What you have to do: Search the material for "uses" and show all lines that contain it.

Stored data:
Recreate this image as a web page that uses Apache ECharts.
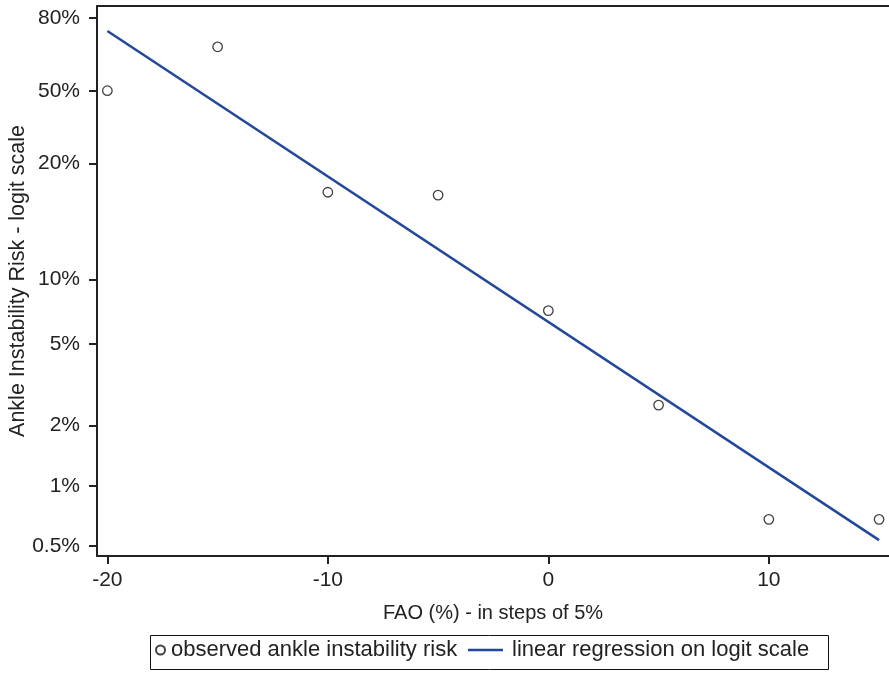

...

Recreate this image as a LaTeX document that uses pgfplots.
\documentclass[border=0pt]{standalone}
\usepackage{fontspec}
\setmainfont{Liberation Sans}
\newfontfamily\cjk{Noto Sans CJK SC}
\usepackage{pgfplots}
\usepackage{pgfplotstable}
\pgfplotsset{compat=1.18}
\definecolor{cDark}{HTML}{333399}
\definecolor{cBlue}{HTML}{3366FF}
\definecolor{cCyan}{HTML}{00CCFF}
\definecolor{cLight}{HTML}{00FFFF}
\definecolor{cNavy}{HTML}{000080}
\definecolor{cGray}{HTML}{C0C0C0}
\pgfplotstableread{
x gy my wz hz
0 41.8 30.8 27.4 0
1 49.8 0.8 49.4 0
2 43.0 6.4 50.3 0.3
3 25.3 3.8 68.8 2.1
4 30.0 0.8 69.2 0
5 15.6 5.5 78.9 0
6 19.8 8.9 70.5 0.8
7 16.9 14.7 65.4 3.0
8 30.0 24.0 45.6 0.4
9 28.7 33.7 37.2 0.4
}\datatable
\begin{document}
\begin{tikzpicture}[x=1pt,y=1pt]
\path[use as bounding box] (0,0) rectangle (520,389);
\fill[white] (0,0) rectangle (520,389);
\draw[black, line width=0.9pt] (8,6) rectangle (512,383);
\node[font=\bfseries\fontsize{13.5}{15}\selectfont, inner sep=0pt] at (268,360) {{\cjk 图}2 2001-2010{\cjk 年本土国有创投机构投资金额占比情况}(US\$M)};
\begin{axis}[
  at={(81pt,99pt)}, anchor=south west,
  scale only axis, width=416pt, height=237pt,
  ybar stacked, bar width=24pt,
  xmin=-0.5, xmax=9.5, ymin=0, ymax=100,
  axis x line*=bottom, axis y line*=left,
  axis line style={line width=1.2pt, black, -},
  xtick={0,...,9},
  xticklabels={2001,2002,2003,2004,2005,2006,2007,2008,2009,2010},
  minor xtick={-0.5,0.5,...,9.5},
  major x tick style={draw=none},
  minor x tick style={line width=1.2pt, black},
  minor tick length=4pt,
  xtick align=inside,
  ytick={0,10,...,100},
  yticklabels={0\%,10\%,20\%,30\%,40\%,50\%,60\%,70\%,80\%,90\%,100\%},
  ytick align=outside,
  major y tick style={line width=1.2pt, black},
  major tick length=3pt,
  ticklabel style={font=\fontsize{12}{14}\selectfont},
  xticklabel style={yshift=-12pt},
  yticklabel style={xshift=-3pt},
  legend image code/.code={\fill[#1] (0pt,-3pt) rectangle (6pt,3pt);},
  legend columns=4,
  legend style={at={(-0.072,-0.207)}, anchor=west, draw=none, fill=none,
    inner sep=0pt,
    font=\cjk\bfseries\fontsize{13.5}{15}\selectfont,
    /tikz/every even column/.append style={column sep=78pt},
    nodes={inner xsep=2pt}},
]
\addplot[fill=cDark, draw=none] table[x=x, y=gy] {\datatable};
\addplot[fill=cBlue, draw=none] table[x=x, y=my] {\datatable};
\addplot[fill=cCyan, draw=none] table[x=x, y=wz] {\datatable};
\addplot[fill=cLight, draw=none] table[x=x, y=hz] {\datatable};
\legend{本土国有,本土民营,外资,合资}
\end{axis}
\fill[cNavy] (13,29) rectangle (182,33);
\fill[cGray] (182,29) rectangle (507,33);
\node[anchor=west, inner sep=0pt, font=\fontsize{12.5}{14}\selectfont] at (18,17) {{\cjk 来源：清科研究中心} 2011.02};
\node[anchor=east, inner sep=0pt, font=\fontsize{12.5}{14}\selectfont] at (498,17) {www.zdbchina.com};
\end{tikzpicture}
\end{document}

Solution to the problem:
Recreate this image as a web page that uses Apache ECharts.
Recreate this image as a LaTeX document that uses pgfplots.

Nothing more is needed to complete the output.